### Work to do
Determine which lines contain the word "matplotlib", then copy those lines.

### Given material
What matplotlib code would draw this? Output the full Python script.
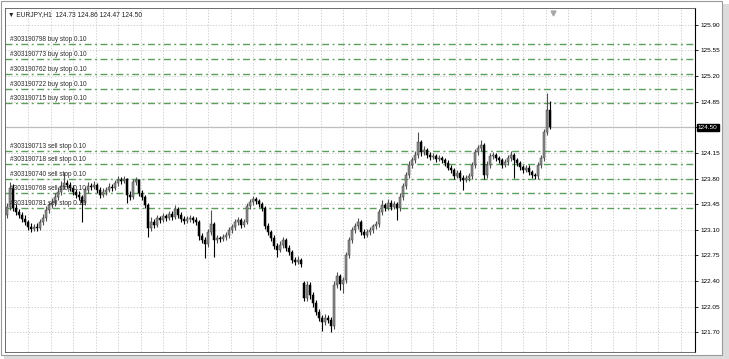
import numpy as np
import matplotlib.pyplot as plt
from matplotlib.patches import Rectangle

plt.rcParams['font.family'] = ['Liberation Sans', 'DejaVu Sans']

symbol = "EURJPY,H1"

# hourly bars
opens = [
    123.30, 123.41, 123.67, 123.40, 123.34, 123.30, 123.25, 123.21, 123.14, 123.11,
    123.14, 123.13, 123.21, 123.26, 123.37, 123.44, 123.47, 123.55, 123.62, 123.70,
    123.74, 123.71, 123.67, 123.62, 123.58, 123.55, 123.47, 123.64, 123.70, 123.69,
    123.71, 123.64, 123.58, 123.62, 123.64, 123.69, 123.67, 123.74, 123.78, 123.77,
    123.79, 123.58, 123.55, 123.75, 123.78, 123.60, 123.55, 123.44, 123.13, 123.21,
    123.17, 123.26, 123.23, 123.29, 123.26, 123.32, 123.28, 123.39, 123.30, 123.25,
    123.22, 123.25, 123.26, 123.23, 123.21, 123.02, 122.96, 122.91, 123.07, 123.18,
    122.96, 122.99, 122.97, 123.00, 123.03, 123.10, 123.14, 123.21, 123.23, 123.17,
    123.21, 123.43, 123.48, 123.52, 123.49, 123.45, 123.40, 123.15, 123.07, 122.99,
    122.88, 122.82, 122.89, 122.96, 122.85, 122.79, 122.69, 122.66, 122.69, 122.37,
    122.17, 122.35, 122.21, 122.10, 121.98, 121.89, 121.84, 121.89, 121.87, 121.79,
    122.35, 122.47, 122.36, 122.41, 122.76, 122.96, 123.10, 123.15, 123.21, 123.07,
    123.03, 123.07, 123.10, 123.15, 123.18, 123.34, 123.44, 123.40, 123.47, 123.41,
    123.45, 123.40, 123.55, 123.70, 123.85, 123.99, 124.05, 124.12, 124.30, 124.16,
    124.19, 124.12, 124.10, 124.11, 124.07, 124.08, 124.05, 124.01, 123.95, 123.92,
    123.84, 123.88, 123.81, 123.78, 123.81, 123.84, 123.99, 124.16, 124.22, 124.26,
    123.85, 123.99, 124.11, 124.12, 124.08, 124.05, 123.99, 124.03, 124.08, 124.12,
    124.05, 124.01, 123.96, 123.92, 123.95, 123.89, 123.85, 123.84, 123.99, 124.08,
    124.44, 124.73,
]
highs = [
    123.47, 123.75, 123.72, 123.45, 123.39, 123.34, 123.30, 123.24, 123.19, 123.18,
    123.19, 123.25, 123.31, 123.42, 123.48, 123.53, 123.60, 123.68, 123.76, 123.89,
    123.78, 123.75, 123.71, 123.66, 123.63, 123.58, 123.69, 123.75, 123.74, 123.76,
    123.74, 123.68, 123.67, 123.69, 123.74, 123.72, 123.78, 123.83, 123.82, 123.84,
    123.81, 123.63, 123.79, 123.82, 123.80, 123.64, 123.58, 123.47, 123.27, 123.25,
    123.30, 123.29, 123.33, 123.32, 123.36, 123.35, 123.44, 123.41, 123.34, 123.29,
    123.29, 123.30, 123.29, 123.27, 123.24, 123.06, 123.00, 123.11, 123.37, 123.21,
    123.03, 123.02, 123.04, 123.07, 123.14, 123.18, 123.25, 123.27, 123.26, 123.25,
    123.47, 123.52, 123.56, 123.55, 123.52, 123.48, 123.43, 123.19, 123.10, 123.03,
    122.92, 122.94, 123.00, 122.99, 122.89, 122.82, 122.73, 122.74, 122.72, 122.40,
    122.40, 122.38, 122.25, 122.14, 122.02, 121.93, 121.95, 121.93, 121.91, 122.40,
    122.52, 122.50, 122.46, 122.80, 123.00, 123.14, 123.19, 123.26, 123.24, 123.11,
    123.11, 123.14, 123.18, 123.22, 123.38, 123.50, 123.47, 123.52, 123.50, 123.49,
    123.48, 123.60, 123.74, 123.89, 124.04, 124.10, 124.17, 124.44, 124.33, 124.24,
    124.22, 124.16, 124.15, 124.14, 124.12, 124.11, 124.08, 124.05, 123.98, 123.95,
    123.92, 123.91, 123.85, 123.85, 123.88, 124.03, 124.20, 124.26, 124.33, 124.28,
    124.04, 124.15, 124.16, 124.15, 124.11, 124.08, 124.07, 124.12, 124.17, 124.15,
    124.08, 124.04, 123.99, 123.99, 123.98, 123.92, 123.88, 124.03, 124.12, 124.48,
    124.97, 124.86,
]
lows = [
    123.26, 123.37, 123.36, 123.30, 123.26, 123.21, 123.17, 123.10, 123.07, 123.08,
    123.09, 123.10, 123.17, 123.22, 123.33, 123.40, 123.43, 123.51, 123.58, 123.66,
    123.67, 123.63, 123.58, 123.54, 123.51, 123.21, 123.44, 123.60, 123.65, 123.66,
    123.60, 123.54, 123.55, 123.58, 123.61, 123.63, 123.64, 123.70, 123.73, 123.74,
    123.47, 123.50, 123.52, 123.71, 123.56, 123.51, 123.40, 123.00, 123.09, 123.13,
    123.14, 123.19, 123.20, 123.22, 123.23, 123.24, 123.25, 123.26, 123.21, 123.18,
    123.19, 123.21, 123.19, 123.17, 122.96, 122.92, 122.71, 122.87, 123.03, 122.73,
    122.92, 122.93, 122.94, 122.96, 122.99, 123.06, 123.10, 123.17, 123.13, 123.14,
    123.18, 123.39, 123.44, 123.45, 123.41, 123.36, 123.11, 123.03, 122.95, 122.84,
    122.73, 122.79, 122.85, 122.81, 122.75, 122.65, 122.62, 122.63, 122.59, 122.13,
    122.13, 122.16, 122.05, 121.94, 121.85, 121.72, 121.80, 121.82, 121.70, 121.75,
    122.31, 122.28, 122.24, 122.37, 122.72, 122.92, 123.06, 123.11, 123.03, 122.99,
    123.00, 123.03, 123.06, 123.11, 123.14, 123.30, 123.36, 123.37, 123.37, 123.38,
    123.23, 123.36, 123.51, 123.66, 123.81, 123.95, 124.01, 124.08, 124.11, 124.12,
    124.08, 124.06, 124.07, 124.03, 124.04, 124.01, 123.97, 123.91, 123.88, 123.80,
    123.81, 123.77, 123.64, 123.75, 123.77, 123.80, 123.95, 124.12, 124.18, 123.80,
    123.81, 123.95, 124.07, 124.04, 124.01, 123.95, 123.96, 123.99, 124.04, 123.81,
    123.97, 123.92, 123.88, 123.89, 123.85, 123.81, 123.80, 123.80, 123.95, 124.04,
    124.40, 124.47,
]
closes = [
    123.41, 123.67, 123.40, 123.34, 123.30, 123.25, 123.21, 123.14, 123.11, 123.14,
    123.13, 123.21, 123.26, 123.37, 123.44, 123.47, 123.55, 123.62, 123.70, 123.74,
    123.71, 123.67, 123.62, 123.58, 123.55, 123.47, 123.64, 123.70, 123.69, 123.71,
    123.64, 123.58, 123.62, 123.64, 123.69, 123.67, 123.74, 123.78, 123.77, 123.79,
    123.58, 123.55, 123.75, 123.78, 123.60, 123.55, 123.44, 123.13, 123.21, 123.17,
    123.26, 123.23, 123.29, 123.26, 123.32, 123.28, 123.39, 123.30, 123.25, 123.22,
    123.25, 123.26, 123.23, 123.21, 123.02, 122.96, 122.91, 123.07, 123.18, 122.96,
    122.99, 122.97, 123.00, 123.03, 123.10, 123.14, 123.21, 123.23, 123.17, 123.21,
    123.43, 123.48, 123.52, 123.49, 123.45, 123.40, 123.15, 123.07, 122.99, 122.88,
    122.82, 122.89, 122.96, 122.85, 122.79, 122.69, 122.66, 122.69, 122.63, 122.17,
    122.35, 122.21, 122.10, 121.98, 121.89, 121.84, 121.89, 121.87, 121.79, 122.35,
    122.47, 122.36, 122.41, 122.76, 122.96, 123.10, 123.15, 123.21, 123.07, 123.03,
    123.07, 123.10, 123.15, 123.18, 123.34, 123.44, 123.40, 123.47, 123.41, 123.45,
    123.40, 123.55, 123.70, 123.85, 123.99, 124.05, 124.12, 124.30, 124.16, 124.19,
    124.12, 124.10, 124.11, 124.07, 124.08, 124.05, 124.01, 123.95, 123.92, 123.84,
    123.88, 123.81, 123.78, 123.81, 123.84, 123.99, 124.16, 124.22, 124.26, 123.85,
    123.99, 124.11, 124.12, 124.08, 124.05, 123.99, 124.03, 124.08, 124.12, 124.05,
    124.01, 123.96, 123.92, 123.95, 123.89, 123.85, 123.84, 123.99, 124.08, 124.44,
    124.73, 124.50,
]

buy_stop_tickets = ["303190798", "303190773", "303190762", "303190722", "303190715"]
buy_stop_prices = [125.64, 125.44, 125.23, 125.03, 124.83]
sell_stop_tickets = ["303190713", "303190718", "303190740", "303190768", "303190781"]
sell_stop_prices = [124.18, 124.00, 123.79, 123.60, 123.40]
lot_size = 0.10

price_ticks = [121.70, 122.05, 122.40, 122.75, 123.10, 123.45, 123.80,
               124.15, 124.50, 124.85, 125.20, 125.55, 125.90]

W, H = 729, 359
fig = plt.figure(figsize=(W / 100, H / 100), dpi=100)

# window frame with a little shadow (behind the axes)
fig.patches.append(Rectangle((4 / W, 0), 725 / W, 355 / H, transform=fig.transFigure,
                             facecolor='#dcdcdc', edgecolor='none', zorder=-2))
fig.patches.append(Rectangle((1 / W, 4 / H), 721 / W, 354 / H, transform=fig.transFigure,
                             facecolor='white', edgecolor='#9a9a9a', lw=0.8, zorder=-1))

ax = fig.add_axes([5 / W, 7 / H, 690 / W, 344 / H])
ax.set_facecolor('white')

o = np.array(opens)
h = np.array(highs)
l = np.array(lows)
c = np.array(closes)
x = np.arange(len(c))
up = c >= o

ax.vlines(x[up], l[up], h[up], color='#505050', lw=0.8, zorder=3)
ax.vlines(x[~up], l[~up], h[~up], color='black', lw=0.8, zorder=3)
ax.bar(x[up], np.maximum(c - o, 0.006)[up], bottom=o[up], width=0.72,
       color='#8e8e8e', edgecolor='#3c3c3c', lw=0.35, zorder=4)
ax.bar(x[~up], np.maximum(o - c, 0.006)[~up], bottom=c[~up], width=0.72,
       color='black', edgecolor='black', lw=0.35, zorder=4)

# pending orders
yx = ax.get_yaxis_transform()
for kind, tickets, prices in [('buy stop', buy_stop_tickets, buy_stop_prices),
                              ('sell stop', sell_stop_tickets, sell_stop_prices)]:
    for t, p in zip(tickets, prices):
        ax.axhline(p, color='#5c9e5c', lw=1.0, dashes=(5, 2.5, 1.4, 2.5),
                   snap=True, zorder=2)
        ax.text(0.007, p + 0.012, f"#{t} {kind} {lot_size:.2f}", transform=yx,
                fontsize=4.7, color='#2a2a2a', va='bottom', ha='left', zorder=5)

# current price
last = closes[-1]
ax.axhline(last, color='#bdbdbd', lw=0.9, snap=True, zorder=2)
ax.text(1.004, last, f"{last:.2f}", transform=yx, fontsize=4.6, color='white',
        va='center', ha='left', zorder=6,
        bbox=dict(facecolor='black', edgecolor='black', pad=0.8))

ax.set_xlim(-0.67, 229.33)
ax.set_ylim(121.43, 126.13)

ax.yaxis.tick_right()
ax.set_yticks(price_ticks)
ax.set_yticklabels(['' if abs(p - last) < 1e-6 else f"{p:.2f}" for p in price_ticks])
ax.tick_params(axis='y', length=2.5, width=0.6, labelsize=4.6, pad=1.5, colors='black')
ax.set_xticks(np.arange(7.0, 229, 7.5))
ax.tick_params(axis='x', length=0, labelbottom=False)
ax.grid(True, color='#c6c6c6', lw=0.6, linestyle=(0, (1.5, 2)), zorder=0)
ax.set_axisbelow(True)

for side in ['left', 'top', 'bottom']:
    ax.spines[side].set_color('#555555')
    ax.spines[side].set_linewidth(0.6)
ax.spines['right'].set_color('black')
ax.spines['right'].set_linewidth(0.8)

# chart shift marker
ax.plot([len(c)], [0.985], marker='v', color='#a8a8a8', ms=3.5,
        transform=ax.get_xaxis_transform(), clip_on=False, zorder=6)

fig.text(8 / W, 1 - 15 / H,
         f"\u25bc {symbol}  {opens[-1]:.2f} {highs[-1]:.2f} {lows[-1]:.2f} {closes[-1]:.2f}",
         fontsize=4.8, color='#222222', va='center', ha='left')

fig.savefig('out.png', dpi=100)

### Task solution
What matplotlib code would draw this? Output the full Python script.
import matplotlib.pyplot as plt
from matplotlib.patches import Rectangle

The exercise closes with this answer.